Given data ▸
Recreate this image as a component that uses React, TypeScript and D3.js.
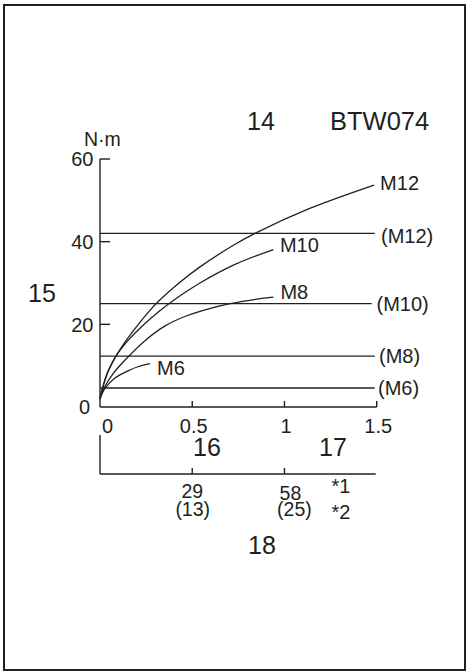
import React from 'react';
import * as d3 from 'd3';

const W = 467;
const H = 671;

// y axis (N·m)
const yTicks = [0, 20, 40, 60];
// x axis
const xTicks = [0, 0.5, 1, 1.5];
const xTickLabels = ['0', '0.5', '1', '1.5'];

// curves [x, torque]
const curveNames = ['M12', 'M10', 'M8', 'M6'];
const m12: [number, number][] = [
  [0, 2], [0.013, 4.4], [0.04, 8.2], [0.085, 12.2], [0.14, 16.0], [0.208, 20],
  [0.267, 23.2], [0.32, 25.7], [0.42, 29.7], [0.542, 33.9], [0.73, 39.3],
  [0.84, 42.0], [1.14, 48.1], [1.486, 53.7],
];
const m10: [number, number][] = [
  [0, 2], [0.013, 4.4], [0.04, 8.2], [0.085, 12.2], [0.15, 16.0], [0.244, 20.2],
  [0.316, 23.0], [0.392, 25.6], [0.542, 30.0], [0.732, 34.5], [0.94, 38.1],
];
const m8: [number, number][] = [
  [0, 2], [0.02, 4.4], [0.07, 8.0], [0.154, 12.2], [0.25, 16.3], [0.36, 19.8],
  [0.46, 21.9], [0.56, 23.4], [0.705, 25.0], [0.868, 26.2], [0.94, 26.6],
];
const m6: [number, number][] = [
  [0, 2], [0.027, 4.5], [0.081, 7.0], [0.154, 8.8], [0.21, 9.8], [0.271, 10.5],
];

// reference torque levels
const refLevels = [42, 25, 12.3, 4.6];
const refLabels = ['(M12)', '(M10)', '(M8)', '(M6)'];

// secondary scale
const secTicks = [0.5, 1];
const secTop = ['29', '58'];
const secBottom = ['(13)', '(25)'];

const INK = '#231f20';
const FONT = '"Liberation Sans", Arial, Helvetica, sans-serif';

export default function App() {
  const x = d3.scaleLinear().domain([0, 1.5]).range([100, 376.7]);
  const y = d3.scaleLinear().domain([0, 60]).range([407, 159]);
  const line = d3
    .line<[number, number]>()
    .x((d) => x(d[0]))
    .y((d) => y(d[1]))
    .curve(d3.curveCatmullRom.alpha(0.5));

  const curves = [m12, m10, m8, m6];
  const curveLabelDx = [6, 6.5, 7, 7];
  const curveLabelDy = [5, 2, 2, 11.5];
  const refEnd = [374.7, 371.7, 374.7, 374.7];
  const refLabelX = [381, 376.5, 379, 378];
  const refLabelDy = [9.5, 7.3, 7, 7.2];
  const secTopDx = [0, 6];
  const secBotDx = [0.5, 10];

  const secY = 474;

  return (
    <svg
      width={W}
      height={H}
      style={{ position: 'absolute', left: 0, top: 0, background: '#fff' }}
      fontFamily={FONT}
    >
      <rect x={0} y={0} width={W} height={H} fill="#fff" />
      <rect x={4} y={5} width={461} height={665} fill="none" stroke={INK} strokeWidth={2} />

      {/* titles */}
      <text x={247} y={129.5} fontSize={25} fill={INK}>14</text>
      <text x={330} y={129.5} fontSize={25.5} fill={INK}>BTW074</text>
      <text x={84} y={145.5} fontSize={19.5} fill={INK}>N·m</text>
      <text x={28} y={301.5} fontSize={25} fill={INK}>15</text>

      {/* y axis */}
      <line x1={x(0)} x2={x(0)} y1={y(60)} y2={y(0)} stroke={INK} strokeWidth={1.4} />
      {yTicks.filter((v) => v > 0).map((v) => (
        <line key={'yt' + v} x1={x(0)} x2={x(0) + 10} y1={y(v)} y2={y(v)} stroke={INK} strokeWidth={1.4} />
      ))}
      {yTicks.map((v) => (
        <text
          key={'yl' + v}
          x={v === 0 ? 90 : 93.5}
          y={y(v) + 7.3}
          fontSize={20}
          textAnchor="end"
          fill={INK}
        >
          {v}
        </text>
      ))}

      {/* x axis */}
      <line x1={x(0)} x2={x(1.5)} y1={y(0)} y2={y(0)} stroke={INK} strokeWidth={1.4} />
      {xTicks.filter((v) => v > 0).map((v) => (
        <line key={'xt' + v} x1={x(v)} x2={x(v)} y1={y(0)} y2={y(0) - 6} stroke={INK} strokeWidth={1.4} />
      ))}
      {xTicks.map((v, i) => (
        <text
          key={'xl' + v}
          x={x(v) + (v === 0 ? 7.5 : 1.5)}
          y={432.5}
          fontSize={20}
          textAnchor="middle"
          fill={INK}
        >
          {xTickLabels[i]}
        </text>
      ))}

      {/* reference lines */}
      {refLevels.map((v, i) => (
        <g key={'ref' + i}>
          <line x1={x(0)} x2={refEnd[i]} y1={y(v)} y2={y(v)} stroke={INK} strokeWidth={1.4} />
          <text x={refLabelX[i]} y={y(v) + refLabelDy[i]} fontSize={20} fill={INK}>
            {refLabels[i]}
          </text>
        </g>
      ))}

      {/* curves */}
      {curves.map((c, i) => {
        const last = c[c.length - 1];
        return (
          <g key={'c' + i}>
            <path d={line(c) || ''} fill="none" stroke={INK} strokeWidth={1.3} strokeLinejoin="round" />
            <text
              x={x(last[0]) + curveLabelDx[i]}
              y={y(last[1]) + curveLabelDy[i]}
              fontSize={20}
              fill={INK}
            >
              {curveNames[i]}
            </text>
          </g>
        );
      })}

      {/* section labels */}
      <text x={193} y={456} fontSize={25} fill={INK}>16</text>
      <text x={319} y={456} fontSize={25} fill={INK}>17</text>

      {/* secondary scale */}
      <line x1={x(0)} x2={x(0)} y1={435} y2={secY} stroke={INK} strokeWidth={1.4} />
      <line x1={x(0)} x2={x(1.5) - 1} y1={secY} y2={secY} stroke={INK} strokeWidth={1.4} />
      {secTicks.map((v, i) => (
        <g key={'st' + i}>
          <line x1={x(v)} x2={x(v)} y1={secY} y2={secY - 6} stroke={INK} strokeWidth={1.4} />
          <text x={x(v) + secTopDx[i]} y={498 + i * 1.5} fontSize={19.5} textAnchor="middle" fill={INK}>
            {secTop[i]}
          </text>
          <text x={x(v) + secBotDx[i]} y={516} fontSize={19.5} textAnchor="middle" fill={INK}>
            {secBottom[i]}
          </text>
        </g>
      ))}
      <text x={331.5} y={493} fontSize={20} fill={INK}>*1</text>
      <text x={331.5} y={519} fontSize={20} fill={INK}>*2</text>
      <text x={248} y={553.5} fontSize={25} fill={INK}>18</text>
    </svg>
  );
}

Brief ▸ Reproduce every line precisely as given, omitting all pictures.

Completed exercise ▸
Recreate this image as a component that uses React, TypeScript and D3.js.
import React from 'react';
import * as d3 from 'd3';

const W = 467;
const H = 671;

// y axis (N·m)
const yTicks = [0, 20, 40, 60];
// x axis
const xTicks = [0, 0.5, 1, 1.5];
const xTickLabels = ['0', '0.5', '1', '1.5'];

// curves [x, torque]
const curveNames = ['M12', 'M10', 'M8', 'M6'];
const m12: [number, number][] = [
  [0, 2], [0.013, 4.4], [0.04, 8.2], [0.085, 12.2], [0.14, 16.0], [0.208, 20],
  [0.267, 23.2], [0.32, 25.7], [0.42, 29.7], [0.542, 33.9], [0.73, 39.3],
  [0.84, 42.0], [1.14, 48.1], [1.486, 53.7],
];
const m10: [number, number][] = [
  [0, 2], [0.013, 4.4], [0.04, 8.2], [0.085, 12.2], [0.15, 16.0], [0.244, 20.2],
  [0.316, 23.0], [0.392, 25.6], [0.542, 30.0], [0.732, 34.5], [0.94, 38.1],
];
const m8: [number, number][] = [
  [0, 2], [0.02, 4.4], [0.07, 8.0], [0.154, 12.2], [0.25, 16.3], [0.36, 19.8],
  [0.46, 21.9], [0.56, 23.4], [0.705, 25.0], [0.868, 26.2], [0.94, 26.6],
];
const m6: [number, number][] = [
  [0, 2], [0.027, 4.5], [0.081, 7.0], [0.154, 8.8], [0.21, 9.8], [0.271, 10.5],
];

// reference torque levels
const refLevels = [42, 25, 12.3, 4.6];
const refLabels = ['(M12)', '(M10)', '(M8)', '(M6)'];

// secondary scale
const secTicks = [0.5, 1];
const secTop = ['29', '58'];
const secBottom = ['(13)', '(25)'];

const INK = '#231f20';
const FONT = '"Liberation Sans", Arial, Helvetica, sans-serif';

export default function App() {
  const x = d3.scaleLinear().domain([0, 1.5]).range([100, 376.7]);
  const y = d3.scaleLinear().domain([0, 60]).range([407, 159]);
  const line = d3
    .line<[number, number]>()
    .x((d) => x(d[0]))
    .y((d) => y(d[1]))
    .curve(d3.curveCatmullRom.alpha(0.5));

  const curves = [m12, m10, m8, m6];
  const curveLabelDx = [6, 6.5, 7, 7];
  const curveLabelDy = [5, 2, 2, 11.5];
  const refEnd = [374.7, 371.7, 374.7, 374.7];
  const refLabelX = [381, 376.5, 379, 378];
  const refLabelDy = [9.5, 7.3, 7, 7.2];
  const secTopDx = [0, 6];
  const secBotDx = [0.5, 10];

  const secY = 474;

  return (
    <svg
      width={W}
      height={H}
      style={{ position: 'absolute', left: 0, top: 0, background: '#fff' }}
      fontFamily={FONT}
    >
      <rect x={0} y={0} width={W} height={H} fill="#fff" />
      <rect x={4} y={5} width={461} height={665} fill="none" stroke={INK} strokeWidth={2} />

      {/* titles */}
      <text x={247} y={129.5} fontSize={25} fill={INK}>14</text>
      <text x={330} y={129.5} fontSize={25.5} fill={INK}>BTW074</text>
      <text x={84} y={145.5} fontSize={19.5} fill={INK}>N·m</text>
      <text x={28} y={301.5} fontSize={25} fill={INK}>15</text>

      {/* y axis */}
      <line x1={x(0)} x2={x(0)} y1={y(60)} y2={y(0)} stroke={INK} strokeWidth={1.4} />
      {yTicks.filter((v) => v > 0).map((v) => (
        <line key={'yt' + v} x1={x(0)} x2={x(0) + 10} y1={y(v)} y2={y(v)} stroke={INK} strokeWidth={1.4} />
      ))}
      {yTicks.map((v) => (
        <text
          key={'yl' + v}
          x={v === 0 ? 90 : 93.5}
          y={y(v) + 7.3}
          fontSize={20}
          textAnchor="end"
          fill={INK}
        >
          {v}
        </text>
      ))}

      {/* x axis */}
      <line x1={x(0)} x2={x(1.5)} y1={y(0)} y2={y(0)} stroke={INK} strokeWidth={1.4} />
      {xTicks.filter((v) => v > 0).map((v) => (
        <line key={'xt' + v} x1={x(v)} x2={x(v)} y1={y(0)} y2={y(0) - 6} stroke={INK} strokeWidth={1.4} />
      ))}
      {xTicks.map((v, i) => (
        <text
          key={'xl' + v}
          x={x(v) + (v === 0 ? 7.5 : 1.5)}
          y={432.5}
          fontSize={20}
          textAnchor="middle"
          fill={INK}
        >
          {xTickLabels[i]}
        </text>
      ))}

      {/* reference lines */}
      {refLevels.map((v, i) => (
        <g key={'ref' + i}>
          <line x1={x(0)} x2={refEnd[i]} y1={y(v)} y2={y(v)} stroke={INK} strokeWidth={1.4} />
          <text x={refLabelX[i]} y={y(v) + refLabelDy[i]} fontSize={20} fill={INK}>
            {refLabels[i]}
          </text>
        </g>
      ))}

      {/* curves */}
      {curves.map((c, i) => {
        const last = c[c.length - 1];
        return (
          <g key={'c' + i}>
            <path d={line(c) || ''} fill="none" stroke={INK} strokeWidth={1.3} strokeLinejoin="round" />
            <text
              x={x(last[0]) + curveLabelDx[i]}
              y={y(last[1]) + curveLabelDy[i]}
              fontSize={20}
              fill={INK}
            >
              {curveNames[i]}
            </text>
          </g>
        );
      })}

      {/* section labels */}
      <text x={193} y={456} fontSize={25} fill={INK}>16</text>
      <text x={319} y={456} fontSize={25} fill={INK}>17</text>

      {/* secondary scale */}
      <line x1={x(0)} x2={x(0)} y1={435} y2={secY} stroke={INK} strokeWidth={1.4} />
      <line x1={x(0)} x2={x(1.5) - 1} y1={secY} y2={secY} stroke={INK} strokeWidth={1.4} />
      {secTicks.map((v, i) => (
        <g key={'st' + i}>
          <line x1={x(v)} x2={x(v)} y1={secY} y2={secY - 6} stroke={INK} strokeWidth={1.4} />
          <text x={x(v) + secTopDx[i]} y={498 + i * 1.5} fontSize={19.5} textAnchor="middle" fill={INK}>
            {secTop[i]}
          </text>
          <text x={x(v) + secBotDx[i]} y={516} fontSize={19.5} textAnchor="middle" fill={INK}>
            {secBottom[i]}
          </text>
        </g>
      ))}
      <text x={331.5} y={493} fontSize={20} fill={INK}>*1</text>
      <text x={331.5} y={519} fontSize={20} fill={INK}>*2</text>
      <text x={248} y={553.5} fontSize={25} fill={INK}>18</text>
    </svg>
  );
}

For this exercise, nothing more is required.